To Kill a Mockingbird
DIRECTED by Robert Mulligan
PRODUCED by Alan J Pakula
SCREENPLAY by Horton Foote
BASED ON THE NOVEL by Harper Lee
ORIGINAL MUSIC by Elmer Bernstein
CINEMATOGRAPHY by Russell Harlan
ART DIRECTION by Henry Bumstead
I don’t know if Lee will ever make a Top 25 Movies list, but if she does, the only movie on my list that I am sure will also be on hers is this one. Casablanca? Almost certainly. Nights of Cabiria? The Bicycle Thief? Maybe. But this quiet little masterpiece will definitely be there.
Usually, when I start off on a tirade on what rotten scum lawyers are, Lee reminds me of Atticus Finch. Was there ever, in real life, a man as good as Atticus, much less a lawyer? I don’t know, probably not, but the fictional character serves as a good reality check. It makes me remember that, no matter what scumbags some lawyers are, we do need them, and they do good work.
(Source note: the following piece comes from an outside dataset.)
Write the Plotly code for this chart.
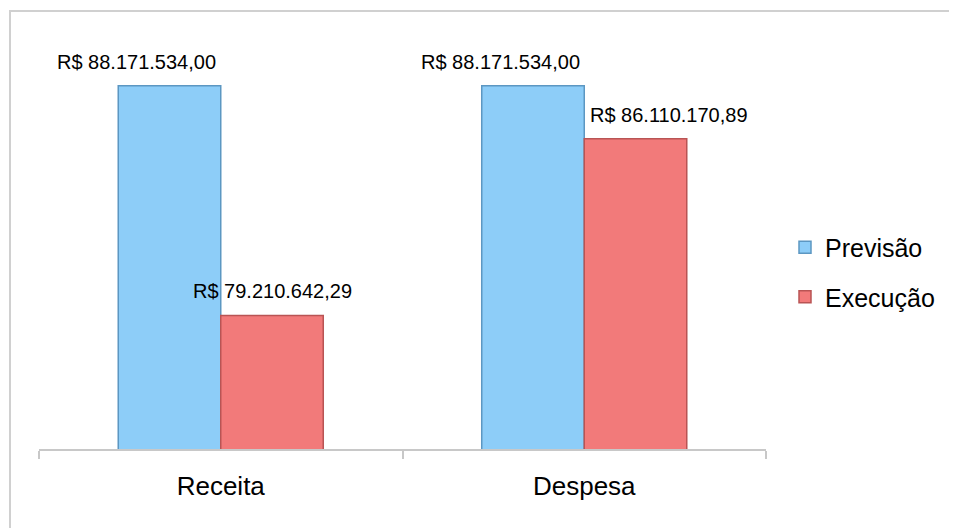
import plotly.graph_objects as go

categories = ["Receita", "Despesa"]
previsao = [88171534.00, 88171534.00]
execucao = [79210642.29, 86110170.89]
series_names = ["Previsão", "Execução"]

def brl(v):
    s = f"{v:,.2f}"
    s = s.replace(",", "X").replace(".", ",").replace("X", ".")
    return "R$ " + s

OFF = 8  # default page body margin
W, H = 957 - OFF, 528 - OFF
ML, MT = 39 - OFF, 39 - OFF
MR = W - (766 - OFF)
MB = H - (449 - OFF)
pw = W - ML - MR
ph = H - MT - MB

def px_x(p):
    return (p - 39) / pw

def px_y(p):
    return (449 - p) / ph

blue = "#8DCDF8"
blue_line = "#5C97C2"
red = "#F27A7A"
red_line = "#B95454"
font_fam = "Liberation Sans, Arial, sans-serif"

fig = go.Figure()
fig.add_trace(go.Bar(
    x=categories, y=previsao, name=series_names[0], legendgroup="a",
    marker=dict(color=blue, line=dict(color=blue_line, width=1.5)),
    hoverinfo="skip",
))
fig.add_trace(go.Bar(
    x=categories, y=execucao, name=series_names[1], legendgroup="b",
    marker=dict(color=red, line=dict(color=red_line, width=1.5)),
    hoverinfo="skip",
))

bargap = 0.436
half = (1 - bargap) / 4.0
label_shift_prev = [-33, -33]
label_shift_exec = [0, 33]

annotations = []
for i, c in enumerate(categories):
    annotations.append(dict(
        x=i - half, y=previsao[i], xref="x", yref="y", text=brl(previsao[i]),
        showarrow=False, xshift=label_shift_prev[i], yshift=24, yanchor="middle",
        font=dict(family=font_fam, size=20, color="#000000")))
    annotations.append(dict(
        x=i + half, y=execucao[i], xref="x", yref="y", text=brl(execucao[i]),
        showarrow=False, xshift=label_shift_exec[i], yshift=24, yanchor="middle",
        font=dict(family=font_fam, size=20, color="#000000")))

fig.update_layout(
    width=W, height=H,
    margin=dict(l=ML, r=MR, t=MT, b=MB),
    paper_bgcolor="white", plot_bgcolor="white",
    barmode="group", bargap=bargap, bargroupgap=0,
    showlegend=True,
    legend=dict(x=px_x(785), y=px_y(272), xanchor="left", yanchor="middle",
                font=dict(family=font_fam, size=25, color="#000000"),
                tracegroupgap=14, bgcolor="rgba(0,0,0,0)"),
    annotations=annotations,
    shapes=[dict(type="rect", xref="paper", yref="paper",
                 x0=px_x(10), x1=px_x(975),
                 y0=px_y(545), y1=px_y(11),
                 line=dict(color="#D0D0D0", width=2), fillcolor="rgba(0,0,0,0)", layer="below")],
    xaxis=dict(showline=True, linecolor="#C8C8C8", linewidth=1.5,
               ticks="outside", tickson="boundaries", ticklen=8, tickcolor="#C8C8C8", tickwidth=1.5,
               tickfont=dict(family=font_fam, size=26, color="#000000"),
               ticklabelstandoff=13, showgrid=False, zeroline=False),
    yaxis=dict(range=[74e6, 90e6], visible=False, showgrid=False, zeroline=False),
)

fig.write_html("out.html")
The alternative is anarchy, every man for himself and the strongest one wins every time, or totalitarianism, the State does absolutely anything it wants to do. Sure, the strong usually do still win (the rich, in this case), and sure, the government still can screw you badly, usually with the help of lawyers. But if you ever get in trouble, either innocent or guilty, you will want the toughest legal eagle you can find on your side.
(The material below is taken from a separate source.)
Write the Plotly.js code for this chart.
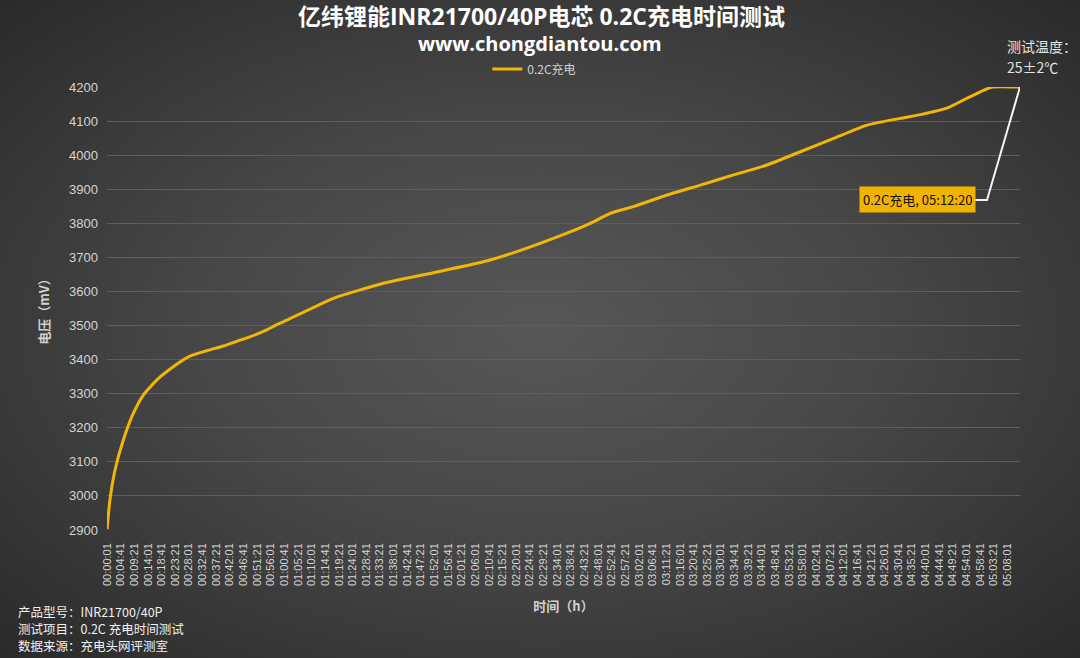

I first saw this film in a little theater on Powell Street in San Francisco with my first wife, who was from Long Beach. She had a highly developed sense of injustice, and could hardly believe it when the jury found Tom Robinson guilty. Later, outside, she simply could not understand that Robinson’s guilt or innocence had never really been in question in that jury room. The important thing was to make sure that when a white woman, no matter how trashy or how obviously a liar, made an accusation against a nigger, he had to be convicted. It wasn’t about justice; it was about control.
This film is one of the most faithful adaptations of a book ever made. You’d think that, when Hollywood buys a wonderful book, they’d try to make the movie as much like the book as possible. We all know that seldom happens. In this case Horton Foote, a southerner himself, turned in one of the best screenplays ever by simply using the scenes and dialogue provided to him by Harper Lee.